Along with its distinctive design elements—die-cut covers, special papers, embossing, bound-in booklets—The Best of Flair also features interviews and contributions from provocative and noted artists and celebrities of the past fifty years, including the ultra- ubiquitous Jean Cocteau, Tallulah Bankhead, Saul Steinberg, Salvador Dalí,

Simone de Beauvoir, Walker Evans, James Michener, Ogden Nash, Gypsy Rose Lee, Clare Boothe Luce, George Bernard Shaw, John O’Hara, Margaret Mead, and Tennessee Williams. You might say it was everyone who was anyone.



Haute Couture Ateliers The Artisans of Fashion, by Helene Farnault (Vendome) has a delightful foreword by Hubert de Givenchy. Photography by Alexis Lecomte.

Anyone who has ever dreamed of commissioning a couture dress will be deliriously happy to go behind the scenes at great couture houses — from Chanel, Valentino, Dior, and Givenchy to Yves Saint Laurent, Balenciaga, and Jean Paul Gaultier — to discover skilled teams of artisans who turn fashion dreams into reality.

Readers are taken on a very insider and privileged tour of couture’s backstage, inhabited by designers and their lace makers, weavers, textile designers, pleaters, jewelers, fan makers, leather makers, embroiderers, passementerie makers, feather workers, and many other specialized craftspeople. Costume jewelry as well as fans and perfume are all depicted, with many close-ups for better appreciation of he craftsmanship.






With attention to detail and exceptional workmanship, studios create every beautiful inspiration a designer can imagine. 
This is an unchanged world of small, family-owned workshops, and the trades these artisans practice are ancient; not only do they keep alive the techniques and expertise that might otherwise have disappeared forever but they also have evolved with the times. 
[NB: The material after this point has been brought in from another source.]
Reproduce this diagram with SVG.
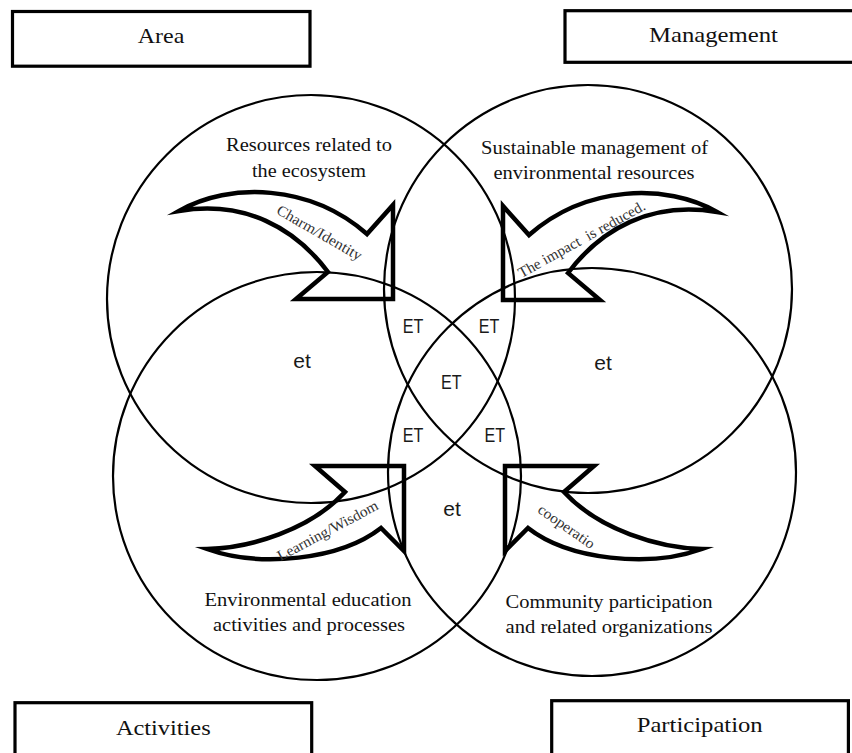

Hélène Farnault, France’s leading authority on haute couture crafts, elucidates the rarefied hierarchies and mysteries of these extraordinary artisans. Close-up photographs of the ateliers and fashion shows, specially commissioned for this volume, allow readers to follow the progress of work from sketchbook designs to the finished creations on the runway.





CREDITS:
Images provided by Rizzoli and Vendome Press are used here with express permission.





3 comments:

Francine Gardner said...

I can't wait to order the Loulou De La Falaise book. She has been such an inspiration to me over the years: her style, her class, her independence and her…je ne said quoi. A great life.

Karena said...

Excellent selections Diane. Haute Couture Ateliers is one that I go back to time and time again for inspiration!

xoxo
Karena
The Arts by Karena

La Contessa said...

Well, I own and have READ the first book on your list and TOTALLY AGREE with YOU!I will add the others soon..............thanks for the review!